=== Exercise objective ===
Extract exactly those lines that lie between the start of the material and the line with "const yTicks = [0, 20, 40, 60, 80, 100];", including both boundary lines and no others.

>> begin Data

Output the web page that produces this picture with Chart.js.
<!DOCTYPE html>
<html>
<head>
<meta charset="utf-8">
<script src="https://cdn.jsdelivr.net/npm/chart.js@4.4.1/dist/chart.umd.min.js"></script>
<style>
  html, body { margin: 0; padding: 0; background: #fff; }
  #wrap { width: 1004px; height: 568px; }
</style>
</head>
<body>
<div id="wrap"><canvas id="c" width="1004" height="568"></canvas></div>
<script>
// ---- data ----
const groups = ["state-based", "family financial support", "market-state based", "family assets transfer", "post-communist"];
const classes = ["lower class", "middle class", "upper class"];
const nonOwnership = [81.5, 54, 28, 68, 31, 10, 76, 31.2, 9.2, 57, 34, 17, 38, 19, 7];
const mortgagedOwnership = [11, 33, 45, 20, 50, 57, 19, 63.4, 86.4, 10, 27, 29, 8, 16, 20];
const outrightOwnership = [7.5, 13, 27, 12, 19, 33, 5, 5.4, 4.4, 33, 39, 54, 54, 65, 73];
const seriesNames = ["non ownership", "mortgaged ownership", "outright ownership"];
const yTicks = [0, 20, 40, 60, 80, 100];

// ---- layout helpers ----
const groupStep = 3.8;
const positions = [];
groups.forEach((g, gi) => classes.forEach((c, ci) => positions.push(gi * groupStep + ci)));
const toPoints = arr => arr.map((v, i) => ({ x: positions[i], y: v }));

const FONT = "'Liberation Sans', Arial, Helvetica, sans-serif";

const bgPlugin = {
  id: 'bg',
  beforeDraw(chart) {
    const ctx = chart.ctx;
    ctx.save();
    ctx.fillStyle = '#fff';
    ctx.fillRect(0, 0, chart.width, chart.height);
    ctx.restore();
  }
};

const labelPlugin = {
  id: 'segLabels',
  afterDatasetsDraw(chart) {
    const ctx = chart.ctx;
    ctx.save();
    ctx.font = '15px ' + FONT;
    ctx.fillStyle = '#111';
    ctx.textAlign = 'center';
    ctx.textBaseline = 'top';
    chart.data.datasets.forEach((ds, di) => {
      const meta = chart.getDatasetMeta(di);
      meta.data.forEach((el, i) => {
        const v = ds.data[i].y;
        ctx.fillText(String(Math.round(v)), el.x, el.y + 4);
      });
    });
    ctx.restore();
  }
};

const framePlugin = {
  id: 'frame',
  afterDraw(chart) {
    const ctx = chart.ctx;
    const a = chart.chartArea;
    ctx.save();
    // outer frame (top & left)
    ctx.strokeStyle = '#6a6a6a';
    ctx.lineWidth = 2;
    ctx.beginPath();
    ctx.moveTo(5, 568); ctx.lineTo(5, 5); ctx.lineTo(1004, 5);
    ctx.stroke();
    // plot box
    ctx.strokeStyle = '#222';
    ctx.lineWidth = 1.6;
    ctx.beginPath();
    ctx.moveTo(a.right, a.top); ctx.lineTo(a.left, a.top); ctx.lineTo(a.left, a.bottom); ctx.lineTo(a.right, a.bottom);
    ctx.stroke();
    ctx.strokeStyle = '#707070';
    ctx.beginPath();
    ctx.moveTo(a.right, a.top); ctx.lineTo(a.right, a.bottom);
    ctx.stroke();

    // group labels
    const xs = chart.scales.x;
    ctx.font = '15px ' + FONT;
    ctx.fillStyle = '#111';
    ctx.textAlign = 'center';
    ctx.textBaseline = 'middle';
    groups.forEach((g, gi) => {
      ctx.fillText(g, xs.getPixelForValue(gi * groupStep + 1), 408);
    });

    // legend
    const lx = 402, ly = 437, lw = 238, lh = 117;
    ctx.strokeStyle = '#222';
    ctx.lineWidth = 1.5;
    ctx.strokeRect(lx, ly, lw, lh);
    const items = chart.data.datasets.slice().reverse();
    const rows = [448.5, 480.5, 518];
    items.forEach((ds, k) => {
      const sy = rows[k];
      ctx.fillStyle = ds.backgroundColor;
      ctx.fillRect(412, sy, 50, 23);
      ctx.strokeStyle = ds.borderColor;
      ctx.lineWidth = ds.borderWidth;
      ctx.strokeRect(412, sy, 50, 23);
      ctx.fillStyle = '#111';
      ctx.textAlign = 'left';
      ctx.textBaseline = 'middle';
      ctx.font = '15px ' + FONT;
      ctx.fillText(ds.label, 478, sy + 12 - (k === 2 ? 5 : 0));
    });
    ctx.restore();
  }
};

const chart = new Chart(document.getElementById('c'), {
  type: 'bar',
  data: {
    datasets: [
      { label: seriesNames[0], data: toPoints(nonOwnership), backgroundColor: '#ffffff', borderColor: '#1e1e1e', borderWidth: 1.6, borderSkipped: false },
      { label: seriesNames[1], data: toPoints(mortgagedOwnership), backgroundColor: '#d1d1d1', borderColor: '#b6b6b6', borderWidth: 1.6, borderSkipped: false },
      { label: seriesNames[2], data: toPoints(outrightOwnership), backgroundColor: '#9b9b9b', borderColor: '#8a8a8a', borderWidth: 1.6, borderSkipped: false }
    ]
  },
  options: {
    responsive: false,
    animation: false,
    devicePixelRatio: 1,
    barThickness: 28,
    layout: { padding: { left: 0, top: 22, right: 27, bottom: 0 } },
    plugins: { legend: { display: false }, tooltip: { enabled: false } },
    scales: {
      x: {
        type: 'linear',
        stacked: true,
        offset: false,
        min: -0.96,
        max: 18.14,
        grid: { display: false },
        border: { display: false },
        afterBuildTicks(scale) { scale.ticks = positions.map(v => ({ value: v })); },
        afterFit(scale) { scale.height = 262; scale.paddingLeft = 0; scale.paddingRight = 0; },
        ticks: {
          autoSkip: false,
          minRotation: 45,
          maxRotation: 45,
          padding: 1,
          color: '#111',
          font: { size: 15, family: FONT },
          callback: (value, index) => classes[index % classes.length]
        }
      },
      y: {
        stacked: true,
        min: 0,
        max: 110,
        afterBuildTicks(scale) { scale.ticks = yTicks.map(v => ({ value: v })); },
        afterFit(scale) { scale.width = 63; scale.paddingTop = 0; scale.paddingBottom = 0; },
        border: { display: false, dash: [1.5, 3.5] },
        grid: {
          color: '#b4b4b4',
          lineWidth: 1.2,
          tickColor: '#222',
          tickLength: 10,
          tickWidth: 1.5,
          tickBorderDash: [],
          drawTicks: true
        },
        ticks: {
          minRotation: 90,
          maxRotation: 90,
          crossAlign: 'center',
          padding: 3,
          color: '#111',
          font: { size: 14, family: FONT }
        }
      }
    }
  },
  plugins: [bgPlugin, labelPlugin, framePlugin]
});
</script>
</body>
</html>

>> end Data

=== The reply ===
Output the web page that produces this picture with Chart.js.
<!DOCTYPE html>
<html>
<head>
<meta charset="utf-8">
<script src="https://cdn.jsdelivr.net/npm/chart.js@4.4.1/dist/chart.umd.min.js"></script>
<style>
  html, body { margin: 0; padding: 0; background: #fff; }
  #wrap { width: 1004px; height: 568px; }
</style>
</head>
<body>
<div id="wrap"><canvas id="c" width="1004" height="568"></canvas></div>
<script>
// ---- data ----
const groups = ["state-based", "family financial support", "market-state based", "family assets transfer", "post-communist"];
const classes = ["lower class", "middle class", "upper class"];
const nonOwnership = [81.5, 54, 28, 68, 31, 10, 76, 31.2, 9.2, 57, 34, 17, 38, 19, 7];
const mortgagedOwnership = [11, 33, 45, 20, 50, 57, 19, 63.4, 86.4, 10, 27, 29, 8, 16, 20];
const outrightOwnership = [7.5, 13, 27, 12, 19, 33, 5, 5.4, 4.4, 33, 39, 54, 54, 65, 73];
const seriesNames = ["non ownership", "mortgaged ownership", "outright ownership"];
const yTicks = [0, 20, 40, 60, 80, 100];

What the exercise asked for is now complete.